Adivi Sesh’s story is a bit clichéd and yet, works. Adivi Sesh’s screenplay (script guidance by Abburi Ravi) is quite effective, especially once the 26/11 track commences. He peppers the narrative with some exciting and touching moments. Akshat Ajay Sharma’s Hindi dialogues are conversational while a few one-liners are hard-hitting.

Sashi Kiran Tikka’s direction is first-rate. He faced a tough challenge as MAJOR is in the same space as SHERSHAAH [2021], which is also a biopic of a brave, deceased soldier, with special focus on his love life. The director, surprisingly, comes out with flying colours as he ensures MAJOR doesn’t give a déjà vu of the Sidharth Malhotra-Kiara Advani starrer. He has treated the film in a very commercial manner. Also, while he succeeds well in the action and thrilling scenes, it’s the emotional aspect which works big time. On the flipside, the first half does not hold too well, especially the love story, as it does not seem organic. The romantic track in the second half, meanwhile, acts as a roadblock. The second half also seems a bit stretched.

MAJOR starts off on a fine note. The childhood and romantic portions are okay. The training scenes initially seemed routine. Thankfully, the scene where Sandeep hands over the glass of water to his colleague and when he bends his knee down in respect in the army mess are quite novel. The intermission point comes at a great juncture. Post interval, except for Isha’s flashback, the film is engaging. The track of Pramoda Reddy (Sobhita Dhulipala) adds to the tension and is well woven with the main narrative. The last 20-25 minutes are superb. The film ends on a very emotional note, though the end speech by Prakash Raj could have been more impactful.
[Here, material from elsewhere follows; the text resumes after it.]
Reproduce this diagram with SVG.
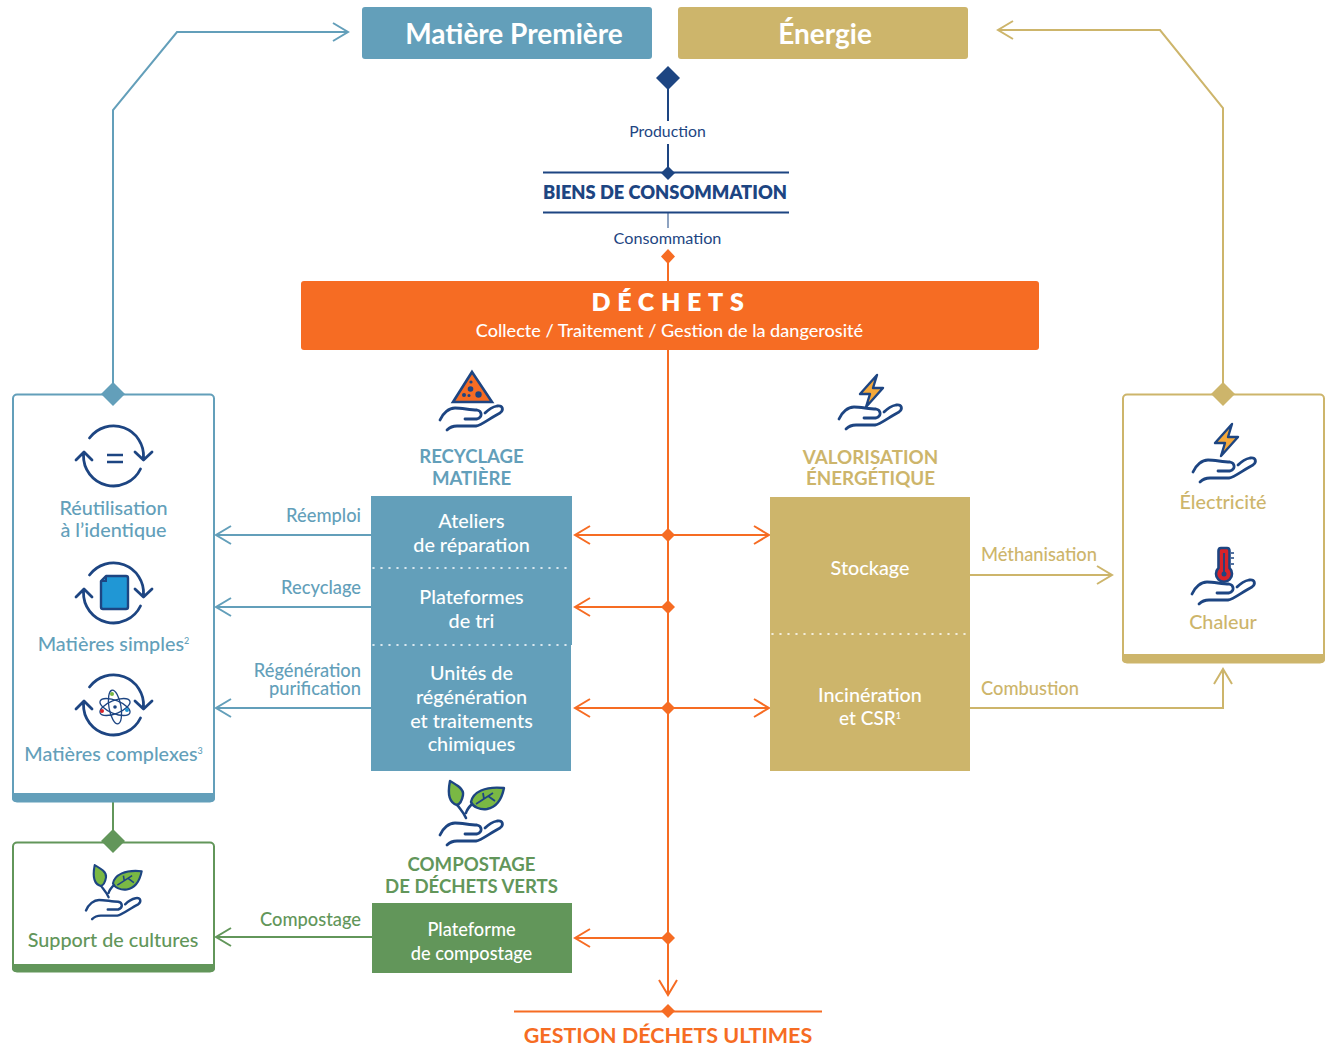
<svg xmlns="http://www.w3.org/2000/svg" width="1327" height="1055" viewBox="0 0 1327 1055">
<style>
text{font-family:Lato,"Open Sans","Liberation Sans",sans-serif;text-anchor:middle}
.b{fill:#639fba}.g{fill:#cdb56b}.o{fill:#f66c23}.d{fill:#1d4582}.v{fill:#62965a}.w{fill:#fff}
.lbl{font-size:18.300px;font-weight:500;text-anchor:end}
.st{font-size:18.600px;font-weight:700}
.nm{font-size:19.800px;font-weight:500}
.bx{font-size:19.800px;font-weight:500;fill:#fff}
.frame{fill:#fff;stroke-width:2}
.ln{fill:none;stroke-width:2}
.hd{fill:none;stroke:#1d4582;stroke-width:2.800;stroke-linecap:round;stroke-linejoin:round}
.dot{fill:none;stroke:#fff;stroke-width:1.600;stroke-dasharray:1 7;stroke-linecap:round}
</style>
<defs>
<marker id="aB" markerUnits="userSpaceOnUse" markerWidth="20" markerHeight="20" refX="16" refY="10" orient="auto"><path d="M1 1L16 10L1 19" fill="none" stroke="#639fba" stroke-width="2"/></marker>
<marker id="aG" markerUnits="userSpaceOnUse" markerWidth="20" markerHeight="20" refX="16" refY="10" orient="auto"><path d="M1 1L16 10L1 19" fill="none" stroke="#cdb56b" stroke-width="2"/></marker>
<marker id="aO" markerUnits="userSpaceOnUse" markerWidth="20" markerHeight="20" refX="16" refY="10" orient="auto"><path d="M1 1L16 10L1 19" fill="none" stroke="#f66c23" stroke-width="2"/></marker>
<marker id="aV" markerUnits="userSpaceOnUse" markerWidth="20" markerHeight="20" refX="16" refY="10" orient="auto"><path d="M1 1L16 10L1 19" fill="none" stroke="#62965a" stroke-width="2"/></marker>
<g id="hand"><path class="hd" d="M0 20C3 13 9 8 15 8C22 8 30 10 37 10C42 11 43 17 37 19L25 19M7 30C10 27 13 26 17 26L36 26C42 25 50 18 60 13C64 10 63 5 57 6C52 7 48 10 45 13"/></g>
<g id="cycle"><path class="hd" d="M-24 -18A30 30 0 0 1 30 2M21.500 -4L30 4L38.500 -4M27 13A30 30 0 0 1 -30 -1M-37.500 4L-29.500 -4L-21.500 4"/></g>
<g id="bolt"><path d="M6 -1L-11 18L-1 18L-5 31L12 12L2 12Z" fill="#f5a93a" stroke="#1d4582" stroke-width="2.400" stroke-linejoin="round"/></g>
<g id="plant">
<path d="M16 21C19 26 23 29 26 36M26 31C27 27 29 25 32 22" fill="none" stroke="#1d4582" stroke-width="2.600" stroke-linecap="round"/>
<path d="M10 -1C17 3 24 7 23 13C22 19 20 22 17 23C10 21 7 14 10 -1Z" fill="#7ab844" stroke="#1d4582" stroke-width="2.400" stroke-linejoin="round"/>
<path d="M64 6C62 16 58 25 47 27C40 28 33 25 31 20C33 10 45 4 64 6Z" fill="#7ab844" stroke="#1d4582" stroke-width="2.400" stroke-linejoin="round"/>
<path d="M36 22L53 11M44 17L43 11M48 14L55 19" fill="none" stroke="#1d4582" stroke-width="1.800"/>
</g>
</defs>

<g id="connectors">
<path class="ln" stroke="#1d4582" d="M668 85V121M668 144V172"/>
<path d="M668 213V228" fill="none" stroke="#8ea3c1" stroke-width="2"/>
<path class="ln" stroke="#f66c23" d="M668 256V281"/>
<path class="ln" stroke="#1d4582" d="M543 172.500H789M543 212.500H789"/>
<path class="ln" stroke="#639fba" marker-end="url(#aB)" d="M113 394V110L177 32H348"/>
<path class="ln" stroke="#cdb56b" marker-end="url(#aG)" d="M1223 394V108L1160 30H998"/>
<path class="ln" stroke="#f66c23" marker-end="url(#aO)" d="M668 350V995"/>
<path class="ln" stroke="#f66c23" marker-end="url(#aO)" d="M668 535H575"/>
<path class="ln" stroke="#f66c23" marker-end="url(#aO)" d="M668 535H769"/>
<path class="ln" stroke="#f66c23" marker-end="url(#aO)" d="M668 607H575"/>
<path class="ln" stroke="#f66c23" marker-end="url(#aO)" d="M668 708H575"/>
<path class="ln" stroke="#f66c23" marker-end="url(#aO)" d="M668 708H769"/>
<path class="ln" stroke="#f66c23" marker-end="url(#aO)" d="M668 938H575"/>
<path class="ln" stroke="#f66c23" d="M514 1011.500H822"/>
<path class="ln" stroke="#639fba" marker-end="url(#aB)" d="M371 535H216"/>
<path class="ln" stroke="#639fba" marker-end="url(#aB)" d="M371 607H216"/>
<path class="ln" stroke="#639fba" marker-end="url(#aB)" d="M371 708H216"/>
<path class="ln" stroke="#62965a" marker-end="url(#aV)" d="M372 937H216"/>
<path class="ln" stroke="#62965a" d="M113 802V842"/>
<path class="ln" stroke="#cdb56b" marker-end="url(#aG)" d="M970 575H1112"/>
<path class="ln" stroke="#cdb56b" marker-end="url(#aG)" d="M970 708H1223V669"/>
<g class="o">
<path d="M668 249L675 256.500L668 264L661 256.500Z"/>
<path d="M668 528L675 535L668 542L661 535Z"/>
<path d="M668 600L675 607L668 614L661 607Z"/>
<path d="M668 701L675 708L668 715L661 708Z"/>
<path d="M668 931L675 938L668 945L661 938Z"/>
<path d="M668 1004L675 1011L668 1018L661 1011Z"/>
</g>
<path class="d" d="M668 66L680 78L668 90L656 78Z"/>
<path class="d" d="M668 166L675 173L668 180L661 173Z"/>
<text class="d" x="667.500" y="137" style="font-size:15.800px">Production</text>
<text class="d" x="667.500" y="244" style="font-size:16.200px">Consommation</text>
<text class="b lbl" x="361" y="522">Réemploi</text>
<text class="b lbl" x="361" y="594">Recyclage</text>
<text class="b lbl" x="361" y="676.500">Régénération</text>
<text class="b lbl" x="361" y="694.500">purification</text>
<text class="v lbl" x="361" y="925.500">Compostage</text>
<text class="g lbl" style="text-anchor:start" x="981" y="560.500">Méthanisation</text>
<text class="g lbl" style="text-anchor:start" x="981" y="694.500">Combustion</text>
</g>

<g id="matiere-premiere"><rect class="b" x="362" y="7" width="290" height="52" rx="3"/><text class="w" x="514" y="43.500" style="font-size:28px;font-weight:700">Matière Première</text></g>
<g id="energie"><rect class="g" x="678" y="7" width="290" height="52" rx="3"/><text class="w" x="825" y="43.500" style="font-size:28px;font-weight:700">Énergie</text></g>
<g id="biens"><text class="d" x="665" y="199" style="font-size:18.300px;font-weight:800">BIENS DE CONSOMMATION</text></g>
<g id="dechets"><rect class="o" x="301" y="281" width="738" height="69" rx="3"/>
<text class="w" x="671" y="311" style="font-size:25px;font-weight:800;letter-spacing:6.700px">DÉCHETS</text>
<text class="w" x="669.500" y="337" style="font-size:18.100px;font-weight:500">Collecte / Traitement / Gestion de la dangerosité</text></g>

<g id="recyclage-matiere">
<path d="M472 372L492 402H453Z" class="o" stroke="#1d4582" stroke-width="2.600"/>
<g class="d"><circle cx="471" cy="382" r="1.600"/><circle cx="470.500" cy="389" r="2.800"/><circle cx="464" cy="395" r="2"/><circle cx="469" cy="395.500" r="1.500"/><circle cx="478.500" cy="394.500" r="3.200"/></g>
<use href="#hand" x="440" y="400"/>
<text class="b st" x="471.500" y="463">RECYCLAGE</text><text class="b st" x="471.500" y="485">MATIÈRE</text>
</g>
<g id="recyclage-boxes"><rect class="b" x="371" y="496" width="201" height="72"/><rect class="b" x="371" y="568" width="201" height="77"/><rect class="b" x="371" y="645" width="200" height="126"/>
<path class="dot" d="M373 568H572M373 645H572"/>
<text class="bx" x="471.500" y="528">Ateliers</text><text class="bx" x="471.500" y="552">de réparation</text>
<text class="bx" x="471.500" y="604">Plateformes</text><text class="bx" x="471.500" y="628">de tri</text>
<text class="bx" x="471.500" y="680">Unités de</text><text class="bx" x="471.500" y="704">régénération</text><text class="bx" x="471.500" y="728">et traitements</text><text class="bx" x="471.500" y="751">chimiques</text>
</g>

<g id="valorisation">
<use href="#bolt" x="871" y="376"/>
<use href="#hand" x="839" y="399"/>
<text class="g st" x="870.500" y="463.500" style="font-size:18.800px">VALORISATION</text><text class="g st" x="870.500" y="485" style="font-size:18.800px">ÉNERGÉTIQUE</text>
</g>
<g id="valorisation-boxes"><rect class="g" x="770" y="497" width="200" height="274"/>
<path class="dot" d="M772 634H970"/>
<text class="bx" x="870" y="575">Stockage</text>
<text class="bx" x="870" y="702">Incinération</text>
<text class="bx" x="870" y="725" style="font-size:19px">et CSR<tspan dy="-6" style="font-size:9px">1</tspan></text>
</g>

<g id="compostage">
<use href="#plant" x="440" y="782"/>
<use href="#hand" x="440" y="815"/>
<text class="v st" x="471.500" y="871">COMPOSTAGE</text><text class="v st" x="471.500" y="893">DE DÉCHETS VERTS</text>
<rect class="v" x="372" y="903" width="200" height="70"/>
<text class="bx" x="471.500" y="936" style="font-size:18.200px">Plateforme</text><text class="bx" x="471.500" y="960" style="font-size:18.200px">de compostage</text>
</g>

<g id="gestion"><text class="o" x="668" y="1043" style="font-size:21.500px;font-weight:700">GESTION DÉCHETS ULTIMES</text></g>

<g id="reutilisation">
<rect class="frame" stroke="#639fba" x="13" y="394.500" width="201" height="407" rx="4"/>
<path class="b" d="M12 793H215V798A4 4 0 0 1 211 802H16A4 4 0 0 1 12 798Z"/>
<path class="b" d="M113 382L125 394L113 406L101 394Z"/>
<use href="#cycle" x="113.500" y="456"/>
<path d="M107 455H123M107 462H123" stroke="#1d4582" stroke-width="2.600" fill="none"/>
<text class="b nm" x="113.500" y="515">Réutilisation</text><text class="b nm" x="113.500" y="537">à l’identique</text>
<use href="#cycle" x="113.500" y="593"/>
<path d="M106 576H126Q128 576 128 578V607Q128 609 126 609H103Q101 609 101 607V581Z" fill="#2097d5" stroke="#1d4582" stroke-width="2.400" stroke-linejoin="round"/>
<path d="M106 576V581H101" fill="none" stroke="#1d4582" stroke-width="2"/>
<text class="b nm" x="113.500" y="651">Matières simples<tspan dy="-7" style="font-size:9px">2</tspan></text>
<use href="#cycle" x="113.500" y="705"/>
<g fill="none" stroke="#1d4582" stroke-width="1.300">
<ellipse cx="115" cy="707" rx="16" ry="6.500" transform="rotate(22 115 707)"/>
<ellipse cx="115" cy="707" rx="16" ry="6.500" transform="rotate(-22 115 707)"/>
<ellipse cx="115" cy="707" rx="17" ry="6" transform="rotate(80 115 707)"/>
</g>
<circle class="d" cx="115" cy="707" r="1.800"/><circle cx="112" cy="694" r="2" fill="#7ab844"/><circle cx="102" cy="711" r="2" fill="#d8232a"/><circle cx="127" cy="710" r="2" fill="#2097d5"/>
<text class="b nm" x="113.500" y="761">Matières complexes<tspan dy="-7" style="font-size:9px">3</tspan></text>
</g>

<g id="support-cultures">
<rect class="frame" stroke="#62965a" x="13" y="842.500" width="201" height="129" rx="4"/>
<path class="v" d="M12 964H215V968A4 4 0 0 1 211 972H16A4 4 0 0 1 12 968Z"/>
<path class="v" d="M113 829L125 841L113 853L101 841Z"/>
<use href="#plant" transform="translate(86 866) scale(.87)"/>
<use href="#hand" transform="translate(86 893) scale(.87)"/>
<text class="v nm" x="113" y="947">Support de cultures</text>
</g>

<g id="energie-sorties">
<rect class="frame" stroke="#cdb56b" x="1123" y="394.500" width="201" height="268" rx="4"/>
<path class="g" d="M1122 654H1325V659A4 4 0 0 1 1321 663H1126A4 4 0 0 1 1122 659Z"/>
<path class="g" d="M1223 382L1235 394L1223 406L1211 394Z"/>
<use href="#bolt" x="1226" y="425"/>
<use href="#hand" x="1193" y="452"/>
<text class="g nm" x="1223" y="509">Électricité</text>
<path d="M1221 548H1227Q1229.500 548 1229.500 551V568A8 8 0 1 1 1218.500 568V551Q1218.500 548 1221 548Z" fill="#d8232a" stroke="#1d4582" stroke-width="2.600"/>
<path d="M1224 553V572" stroke="#1d4582" stroke-width="1.800"/><circle class="d" cx="1224" cy="574" r="2.500"/>
<path d="M1231 553H1234M1231 558H1234M1231 564H1234" stroke="#1d4582" stroke-width="1.400"/>
<use href="#hand" x="1192" y="574"/>
<text class="g nm" x="1223" y="629">Chaleur</text>
</g>
</svg>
Saathiya – Major | Adivi Sesh & Saiee M Manjrekar 

Adivi Sesh delivers a smashing performance. He looks dashing and also convincing as a trained soldier. Unlike Allu Arjun or Prabhas, he’s not yet known to the Hindi audiences through the dubbed versions of his films. However, after MAJOR, he’s sure to get a lot of prominence across the country. Saiee M Manjrekar looks cute but her performance is not upto the mark. Prakash Raj is dependable as always. The scene where he runs to give the form to Adivi is memorable, thanks to his superb acting. Revathy is first-class. Sobhita Dhulipala is quite good in a supporting role. Murli Sharma (Shera) is fine. The actors playing Sandhya, the foreigner girl Shirley and the villainous army colleague Harsh also deliver good performances.

Sricharan Pakala’s music is poor. ‘Oh Isha’ and ‘Saathiya’ are well placed but these tracks won’t have a shelf life. Sricharan Pakala’s background score is quite powerful and enhances impact.

Vamsi Patchipulusu’s cinematography is splendid as its neat and uncomplicated. Avinash Kolla’s production design is rich. Sunil Rodrigues’ action is one of the USPs of the film. The violence is kept in check and is not gory at all. Rekha Boggarapu’s costumes are realistic while the ones worn by Saiee M Manjrekar are glamorous. Annapurna Studios’s VFX is first-rate. Vinay Kumar Sirigineedi and Kodati Pavan Kalyan’s editing is sharp.

On the whole, MAJOR pays a fine tribute to the fearless hero of the 26/11 terror attacks. The film is embellished with an engaging second half and bravura performance by Adivi Sesh. At the box office, it might not open huge, due to limited buzz and awareness. However, it has the potential to grow big with positive word of mouth.